Ariana news Agency- As reported by New York Times, almost a million children in Kandahar Province alone, like Madina, need at least one dose of oral vaccine a month to head off the disease, health workers say. But many of them also live in the most violent and socially disrupted parts of southern Afghanistan, where the Taliban control large areas and do not want government health workers going door to door.
These realities make a sustained vaccination campaign brutally difficult for health workers here. And Afghanistan, one of three countries where polio is still endemic, is losing ground. Officials have registered 19 cases of polio so far this year, up from 13 each of the previous two years, according to World Health Organization figures.
In August, I followed a polio vaccination crew in Kandahar and saw how, even in areas where health workers have been able to function, many things stand in their way: security fears and drought, deep poverty and stifling tradition, widespread illiteracy and superstition.
Still, starting just after dawn each day, the vaccination teams are at it, hoping to reach just a few more children.
Mawlawi Abdul Rashid of Kandahar City, a religious scholar and member of one team, said most of the residents were poor and desperately worried about what their children would have to eat each night.
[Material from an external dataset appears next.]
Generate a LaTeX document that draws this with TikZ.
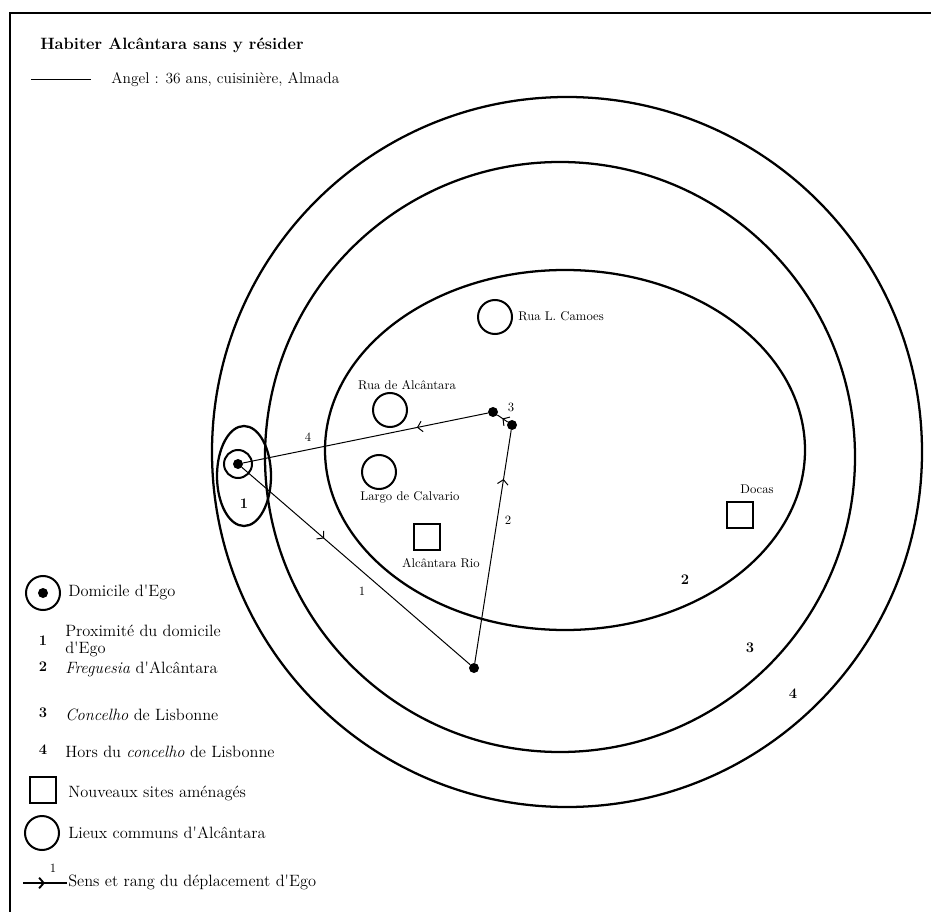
\documentclass[tikz,border=0pt]{standalone}
\usetikzlibrary{arrows.meta,decorations.markings}

\begin{document}
\begin{tikzpicture}[x=0.75pt,y=-0.75pt,
  zone/.style={line width=1.7pt},
  lieu/.style={circle,draw,line width=1.5pt,minimum size=25.5pt,inner sep=0pt},
  site/.style={rectangle,draw,line width=1.5pt,minimum size=20pt,inner sep=0pt},
  pt/.style={circle,fill,inner sep=0pt,minimum size=7.5pt},
  route/.style={line width=0.75pt},
  sens/.style={decoration={markings,
    mark=at position #1 with {\arrow{Straight Barb[length=3.5pt,width=8pt]}}},
    postaction={decorate}},
  lbl/.style={font=\fontsize{9.5}{11}\selectfont,inner sep=0pt},
  txt/.style={anchor=west,align=left,font=\fontsize{12.3}{13}\selectfont,inner sep=0pt},
  num/.style={font=\fontsize{11}{12}\selectfont\bfseries,inner sep=0pt}]

  \useasboundingbox (0,0) rectangle (931,912);
  \draw[line width=1.9pt] (940,13) -- (10,13) -- (10,920);

  \node[anchor=west,inner sep=0pt,font=\fontsize{12.3}{14}\selectfont\bfseries] (titre) at (40,45)
    {Habiter Alcântara sans y résider};
  \coordinate (a1) at (31,80);
  \coordinate (a2) at (91,80);
  \draw[route] (a1) -- (a2);
  \node[txt,font=\fontsize{11.6}{13}\selectfont] (angel) at (111,80) {Angel~: 36 ans, cuisinière, Almada};

  \draw[zone] (567,452) circle[radius=355];
  \draw[zone] (560,457) circle[radius=295];
  \draw[zone] (565,450) ellipse[x radius=240,y radius=180];
  \draw[zone] (244,476) ellipse[x radius=27,y radius=50];

  \node[num] (z1) at (244,504) {1};
  \node[num] (z2) at (685,580) {2};
  \node[num] (z3) at (750,648) {3};
  \node[num] (z4) at (793,694) {4};

  \node[lieu] (camoes) at (495,317) {};
  \node[lbl,anchor=west] (tcamoes) at (518,316) {Rua L. Camoes};
  \node[lieu] (ruaalc) at (390,410) {};
  \node[lbl] (truaalc) at (407,385) {Rua de Alcântara};
  \node[lieu] (calvario) at (379,472) {};
  \node[lbl] (tcalvario) at (410,497) {Largo de Calvario};
  \node[site] (rio) at (427,537) {};
  \node[lbl] (trio) at (441,563) {Alcântara Rio};
  \node[site] (docas) at (740,515) {};
  \node[lbl] (tdocas) at (757,489) {Docas};

  \node[circle,draw,line width=1.5pt,minimum size=21pt,inner sep=0pt] (dom) at (238,464) {};
  \node[pt] (ego) at (238,464) {};
  \node[pt] (p1) at (474,668) {};
  \node[pt] (p2) at (512,425) {};
  \node[pt] (p3) at (493,412) {};

  \draw[route,sens=0.36] (ego) -- (p1);
  \draw[route,sens=0.79] (p1) -- (p2);
  \draw[route,sens=0.5] (p2) -- (p3);
  \draw[route,sens=0.29] (p3) -- (ego);
  \node[lbl] (r1) at (362,591) {1};
  \node[lbl] (r2) at (508,520) {2};
  \node[lbl] (r3) at (511,407) {3};
  \node[lbl] (r4) at (308,437) {4};

  \node[circle,draw,line width=1.5pt,minimum size=25.5pt,inner sep=0pt] (legdom) at (43,593) {};
  \node[pt] (legego) at (43,593) {};
  \node[txt] (tdom) at (68,592) {Domicile d\textquotesingle Ego};
  \node[num] (l1) at (43,641) {1};
  \node[txt] (t1) at (65,641) {Proximité du domicile\\d\textquotesingle Ego};
  \node[num] (l2) at (43,667) {2};
  \node[txt] (t2) at (65,669) {\textit{Freguesia} d\textquotesingle Alcântara};
  \node[num] (l3) at (43,713) {3};
  \node[txt] (t3) at (65,715) {\textit{Concelho} de Lisbonne};
  \node[num] (l4) at (43,750) {4};
  \node[txt] (t4) at (65,752) {Hors du \textit{concelho} de Lisbonne};
  \node[site] (legsite) at (43,790) {};
  \node[txt] (tsite) at (68,793) {Nouveaux sites aménagés};
  \node[lieu] (leglieu) at (42,833) {};
  \node[txt] (tlieu) at (68,833) {Lieux communs d\textquotesingle Alcântara};
  \coordinate (s1) at (23,883);
  \coordinate (s2) at (67,883);
  \draw[line width=1.4pt,sens=0.5] (s1) -- (s2);
  \node[lbl] (ls) at (53,868) {1};
  \node[txt] (tsens) at (68,882) {Sens et rang du déplacement d\textquotesingle Ego};
\end{tikzpicture}
\end{document}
Drought adds to the daily burden, with families in many neighborhoods having to buy water from tankers after wells dry up.
Given that, Mr. Rashid said, “They don’t care about polio vaccine as much.”
Mohammad Shah, 38, said that as a vaccine campaigner in the city he had been visiting more than 100 houses a day in temperatures reaching 100 degrees Fahrenheit. He said some families asked for food and other necessities instead of the vaccine — a need that Mr. Shah, a father of five, said he understood.
“They keep asking us to bring them wheat, soup and other staples,” he said.
Despite efforts to have religious scholars express support for the vaccine, Mr. Shah said mistrust about it still existed. Many worry about whether strict interpretations of Islam allow the vaccine. Some question its contents and believe conspiracy theories that Westerners have manipulated it to cause infertility.
Abdul Razaq, 65, who was administering the vaccine in the Loya Weyala area of Kandahar City, which is dominated by people displaced by fighting, said around 10 of the 200 families there refused it.
“It’s very difficult to convince those families who reject the vaccine,” he said. “But we try our best.”
Most families here hold traditional views wary of letting outside men enter a home if no male family members are present. For that reason, the health workers try to have at least one woman on each vaccination team. But there are not enough female workers, and all-male teams are frequently turned away.